The LPS array alone solves “Shortest Palindrome,” “Repeated Substring Pattern,” and “Longest Happy Prefix” — recognizing a borders/period problem is half the battle.

Z-algorithm

Computes, for each position, the length of the longest substring starting there that matches a prefix of the string — in O(n). Concatenate p + sep + t and scan the Z-array for values equal to len(p) to find all matches. An alternative to KMP that some find easier to reason about.

Rabin–Karp (rolling hash)

Treat a window as a number in some base mod a large prime; slide it and update the hash in O(1). Great for comparing many substrings or detecting duplicates:

def rolling_hashes(s, L, base=131, mod=(1 << 61) - 1):
    h = 0
    for c in s[:L]:
        h = (h * base + ord(c)) % mod
    power = pow(base, L - 1, mod)
    yield h
    for i in range(L, len(s)):
        h = ((h - ord(s[i - L]) * power) * base + ord(s[i])) % mod   # drop left, add right
        yield h

Powers “Longest Duplicate Substring” (binary-search the length + rolling hash), “Repeated DNA Sequences,” and 2-D pattern search. Always verify a hash hit with a direct compare to dodge rare collisions; use double hashing (two mods) for adversarial inputs.

Suffix structures (the heavy artillery)

For many queries against one text — “how many distinct substrings,” “longest repeated substring,” multiple-pattern search — build a suffix array (+ LCP array) or a suffix automaton/tree. O(n log n) or O(n) to build, then queries are fast.

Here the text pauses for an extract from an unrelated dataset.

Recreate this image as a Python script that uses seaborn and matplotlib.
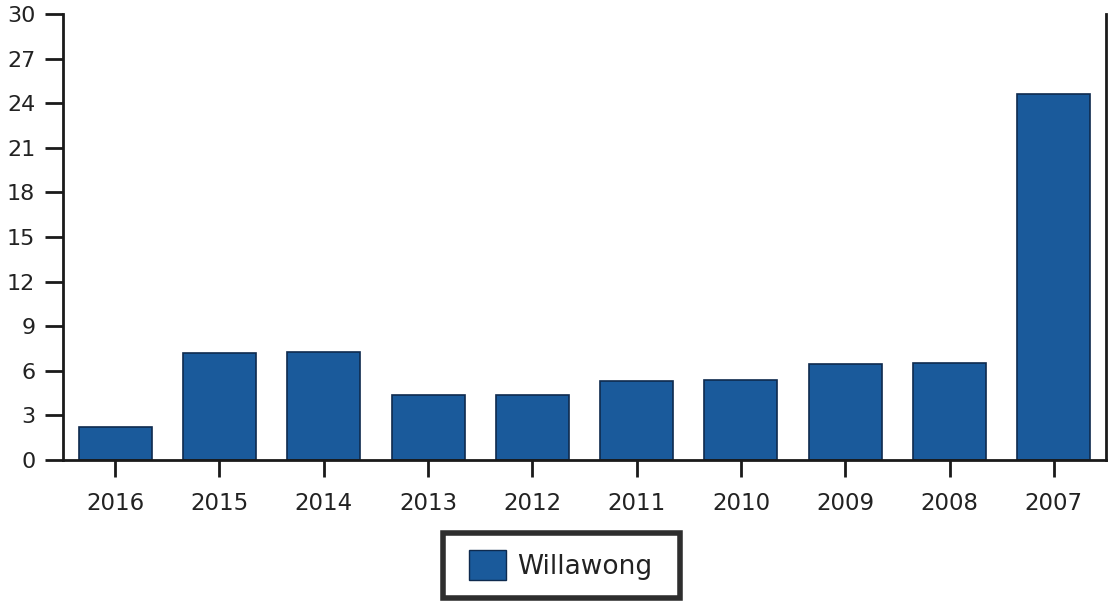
import matplotlib
matplotlib.use("Agg")
import matplotlib.pyplot as plt
import seaborn as sns
import pandas as pd
from matplotlib.patches import Patch, Rectangle

years = ["2016", "2015", "2014", "2013", "2012", "2011", "2010", "2009", "2008", "2007"]
values = [2.2, 7.2, 7.25, 4.35, 4.4, 5.3, 5.35, 6.45, 6.5, 24.6]
series_name = "Willawong"
y_ticks = [0, 3, 6, 9, 12, 15, 18, 21, 24, 27, 30]

sns.set_theme(style="white")
plt.rcParams['font.family'] = ['DejaVu Sans']

df = pd.DataFrame({"year": years, "value": values, "series": series_name})

fig = plt.figure(figsize=(11.1, 6.01), dpi=100)
ax = fig.add_axes([0.0568, 0.2346, 0.9396, 0.7421])

bar_color = "#1a5a9b"
sns.barplot(data=df, x="year", y="value", hue="series", palette=[bar_color],
            width=0.7, edgecolor="#0e2a4e", linewidth=1.2, ax=ax, legend=False,
            saturation=1)

ax.set_xlim(-0.5, 9.5)
ax.set_ylim(0, 30)
ax.set_yticks(y_ticks)
ax.set_xlabel("")
ax.set_ylabel("")

for side in ["left", "bottom", "right"]:
    ax.spines[side].set_visible(True)
    ax.spines[side].set_color("#1a1a1a")
    ax.spines[side].set_linewidth(2)
ax.spines["top"].set_visible(False)

ax.tick_params(axis="y", which="both", direction="out", length=13, width=2,
               color="#1a1a1a", labelsize=16, labelcolor="#222222", pad=7, left=True)
ax.tick_params(axis="x", which="both", direction="out", length=12, width=2,
               color="#1a1a1a", labelsize=16.5, labelcolor="#222222", pad=11, bottom=True)
ax.tick_params(axis="y", right=False)

handle = Patch(facecolor=bar_color, edgecolor="#0e2a4e", label=series_name)
leg = fig.legend(handles=[handle], loc="center", bbox_to_anchor=(0.505, 0.06),
                 frameon=False, fontsize=19, handlelength=1.4,
                 handleheight=1.4, handletextpad=0.4, borderpad=0.3,
                 borderaxespad=0)
for t in leg.get_texts():
    t.set_color("#222222")

frame = Rectangle((443 / 1110, 3 / 601), 237 / 1110, 65 / 601,
                  transform=fig.transFigure, fill=False,
                  edgecolor="#2e2e2e", linewidth=4, zorder=5)
fig.patches.append(frame)

fig.savefig("out.png", dpi=100, facecolor="white")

Name these when one text is queried repeatedly; you rarely implement them in an interview.

Aho–Corasick (many patterns at once)

To match many patterns against a text simultaneously, build a trie of the patterns with KMP-style failure links — O(text + total pattern length + matches). The go-to for “find all dictionary words in this text.”

Choosing in an interview

  • Single pattern, exact, O(n+m) → KMP (or Z).
  • Borders / period / “repeated substring” → LPS array insight.
  • Many substring comparisons / dedup / 2-D → rolling hash (verify hits; double-hash).
  • Many patterns at once → Aho–Corasick.
  • Many queries on one fixed text → suffix array / automaton.

For the everyday string toolkit (frequency, two pointers, palindromes), see the strings primer; reach here only when the task is literally pattern search.